EarthShift 把 2024-2026 GeoFM 评测里最关键的问题挑明了：当前大量遥感 benchmark 主要测的是 in-distribution performance，但真实部署经常遇到新的时间窗口、地理区域、空间尺度和传感器。EarthShift 官方页说明其覆盖 5 类 shift、11 个任务和 8 个 geospatial foundation models；论文摘要报告 GFMs 在 OOD 上平均约 15-20% 性能下降，并且这种下降不因模型结构、尺寸、预训练或微调策略而自然消失。

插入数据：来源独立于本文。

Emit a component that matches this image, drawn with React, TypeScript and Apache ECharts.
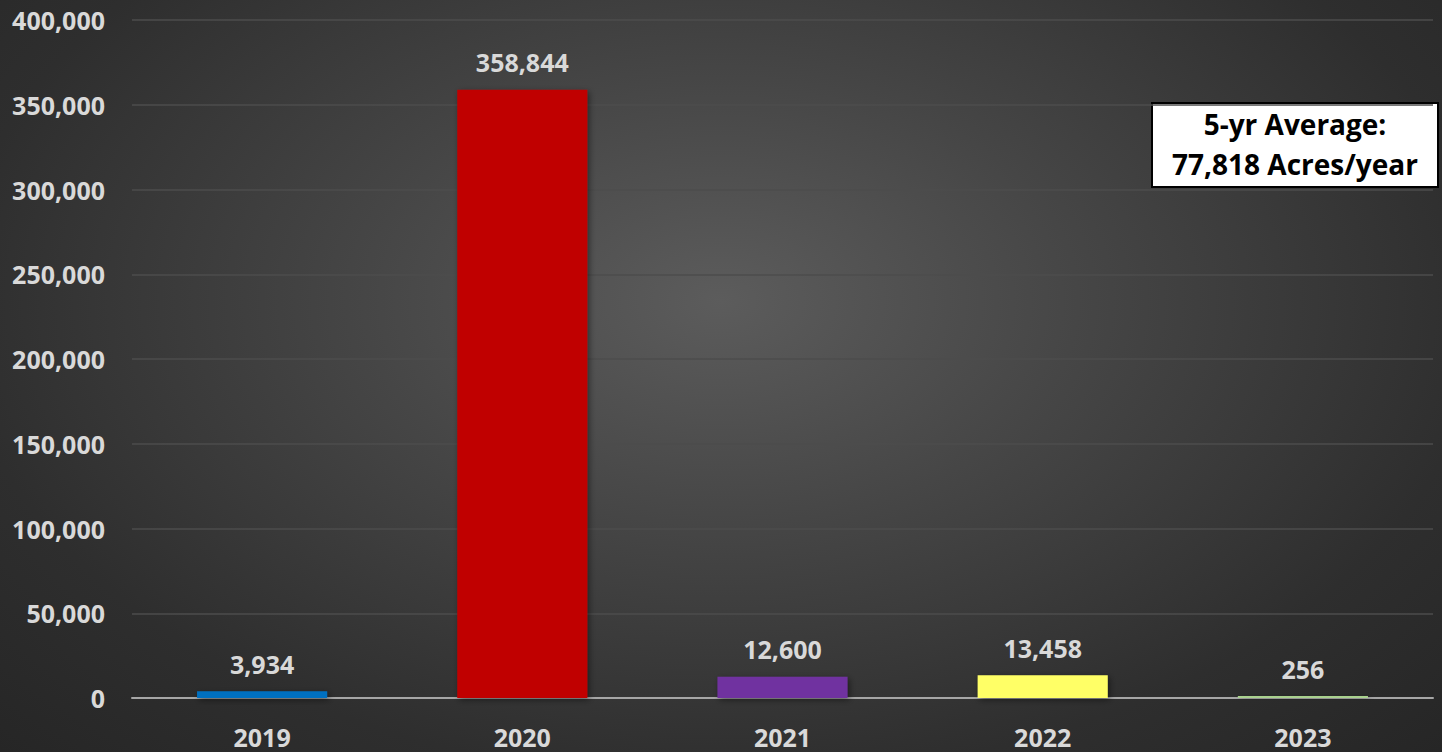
import React, { useEffect, useRef } from "react";
import * as echarts from "echarts";

const years = ["2019", "2020", "2021", "2022", "2023"];
const acres = [3934, 358844, 12600, 13458, 256];
const barColors = ["#0070C0", "#C00000", "#7030A0", "#FFFF66", "#A9D18E"];
const averageLines = ["5-yr Average:", "77,818 Acres/year"];

const FONT = "'Open Sans', 'Noto Sans', sans-serif";

export default function App() {
  const ref = useRef<HTMLDivElement>(null);
  useEffect(() => {
    document.body.style.margin = "0";
    const chart = echarts.init(ref.current!, null, { renderer: "svg" });
    chart.setOption({
      animation: false,
      backgroundColor: "transparent",
      grid: { left: 132, right: 9, top: 20, bottom: 54, containLabel: false },
      xAxis: {
        type: "category",
        data: years,
        axisLine: { show: true, lineStyle: { color: "#A6A6A6", width: 2 } },
        axisTick: { show: false },
        axisLabel: {
          color: "#D9D9D9",
          fontFamily: FONT,
          fontWeight: "bold",
          fontSize: 25,
          margin: 26,
        },
      },
      yAxis: {
        type: "value",
        min: 0,
        max: 400000,
        interval: 50000,
        axisLine: { show: false },
        axisTick: { show: false },
        splitLine: { lineStyle: { color: "#4D4D4D", width: 1.5 } },
        axisLabel: {
          color: "#D9D9D9",
          fontFamily: FONT,
          fontWeight: "bold",
          fontSize: 25,
          margin: 27,
          formatter: (v: number) => v.toLocaleString("en-US"),
        },
      },
      series: [
        {
          type: "bar",
          barWidth: "50%",
          barMinHeight: 2,
          data: acres.map((v, i) => ({
            value: v,
            itemStyle: {
              color: barColors[i],
              shadowColor: "rgba(0,0,0,0.45)",
              shadowBlur: 6,
              shadowOffsetX: 2,
              shadowOffsetY: 2,
            },
          })),
          label: {
            show: true,
            position: "top",
            distance: 15,
            color: "#D9D9D9",
            fontFamily: FONT,
            fontWeight: "bold",
            fontSize: 25,
            formatter: (p: any) => Number(p.value).toLocaleString("en-US"),
          },
        },
      ],
      graphic: [
        {
          type: "group",
          left: 1151,
          top: 102,
          children: [
            {
              type: "rect",
              shape: { x: 0, y: 0, width: 286, height: 84 },
              style: { fill: "#FFFFFF", stroke: "#000000", lineWidth: 2 },
            },
            {
              type: "text",
              x: 143,
              y: 21,
              style: {
                text: averageLines[0],
                fill: "#000000",
                font: `bold 28px ${FONT}`,
                align: "center",
                verticalAlign: "middle",
              },
            },
            {
              type: "text",
              x: 143,
              y: 61,
              style: {
                text: averageLines[1],
                fill: "#000000",
                font: `bold 28px ${FONT}`,
                align: "center",
                verticalAlign: "middle",
              },
            },
          ],
        },
      ],
    });
    return () => chart.dispose();
  }, []);
  return (
    <div
      ref={ref}
      style={{
        position: "absolute",
        left: 0,
        top: 0,
        width: 1442,
        height: 752,
        background:
          "radial-gradient(ellipse at 50% 40%, #5C5C5C 0%, #464646 35%, #2E2E2E 75%, #262626 100%)",
      }}
    />
  );
}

因此，一个可投稿的小方向不是“再做一个平均精度更高的 GeoFM”，而是做一个更可解释、更可诊断、更贴近部署的 robustness suite：明确每类 shift 的因果来源，区分模型能力、数据泄漏、传感器差异和标签体系变化，并把结果报告成性能、鲁棒性、校准、效率和失败类型的组合。

## 2. 问题由来

遥感数据的分布偏移比自然图像更“结构化”：

- 地理偏移：同一类建筑、道路、农田、水体在不同城市、国家、气候带中的纹理和上下文不同。
- 时间偏移：季节、作物物候、施工进度、灾害前后、传感器重访周期都会改变表观。
- 尺度偏移：GSD 改变后，同一对象的像素大小和局部纹理完全不同。
- 传感器偏移：Sentinel-2、Landsat、Planet、NAIP、航空 RGB、无人机影像的谱段、响应函数、噪声和分辨率不同。
- 标注/任务偏移：land cover、land use、object、parcel-level label、行政产品标签之间语义不完全一致。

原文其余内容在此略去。